How Blanket Time is implemented seems to vary depending on the parents and their belief systems. Some parents keep the baby on the blanket by smacking them each time they go off the blanket. Other parents simply place the baby back on the blanket each time they start to venture off until eventually the child learns not to leave.
Is Blanket Time a good idea?
Whenever I ask a question like this, I start by trying to understand what something is as thoroughly as I can. Then I ask why it might be good and why it might be bad. Then I weigh the pros and cons and make a judgment, which is rarely final as I'm almost always willing to keep an open mind.
Why might Blanket Time be a good idea? It is supposed to teach boundaries, and boundaries can be a good thing. At a young age, boundaries keep your child safe. As they get older, they need to learn there is a time and place for certain actions, and that they need to trust you and respect you as their parent.
Why might Blanket Time be a bad idea? How does it teach boundaries? At what cost? What boundaries is it teaching? Blanket Time is teaching your child that their parent has told them to keep their body in a relatively small space and not leave for any reason. The child is too young to ask or understand why. The parent motivates the child to stay on the blanket either with smacking (fear) or repeatedly placing them back on the blanket (breaking their will). Eventually, you will have a compliant child, but at what cost?
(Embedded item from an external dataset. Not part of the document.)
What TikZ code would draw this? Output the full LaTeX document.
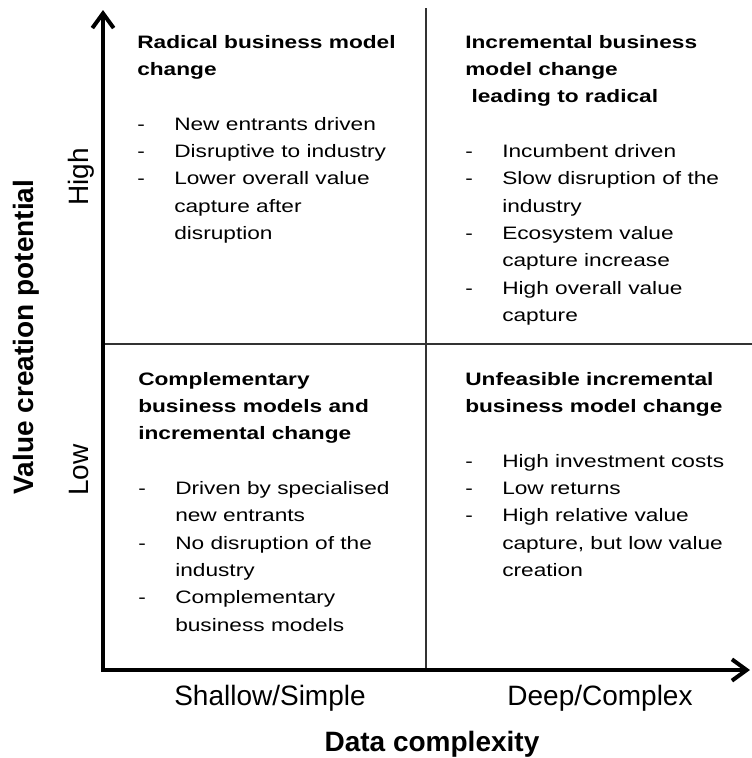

Whether it is intentional or not, the main thing you are teaching your child is to accept a boundary given to them by you (and any outside force) without reason and without question--either because they will be punished if they don't or because it is pointless as you are stronger than they are and you will eventually wear them down. This is actually the opposite of what I want my children to learn.
The Montessori method has a much better solution. First, you keep young children safe and free up time and energy for you as a parent, not by teaching your child to stay in a small area where they will be safe and allowing them to play with one or two items, but instead by giving your child a relatively large space that is completely safe and they have many items to explore. Montessori also recommends mats to teach children order, organization, and self-control. But the child places toys on the mat; it is not the child who is placed on the mat like he is an object.
Proponents of Blanket Time rightly notice the need for babies to learn self-control. But they teach it in a way that does not translate to skills a healthy adult should have. If my boss tells me to do something that I don't want to do, then I am going to ask myself why he wants me to do it. Ultimately, I will reason through if I need to submit or if I should resist. This willingness to question authority until I have good reason to comply protects me from abuse of all sorts and allows me to see when systems should be changed for the betterment of all.
Many people simply accept what someone in authority tells them to do. Humans already have a tendency to do this. My job as a parent is to actively shape my children's ability to mentally question those in authority when my children have concerns and determine when they should take action and when they shouldn't. I start by focusing on safe exploration, freedom, and independence blended with cooperation, sharing, and empathy.
And that does not involve making sure they will choose to stay in a 2 foot by 2 foot square just because I told them to.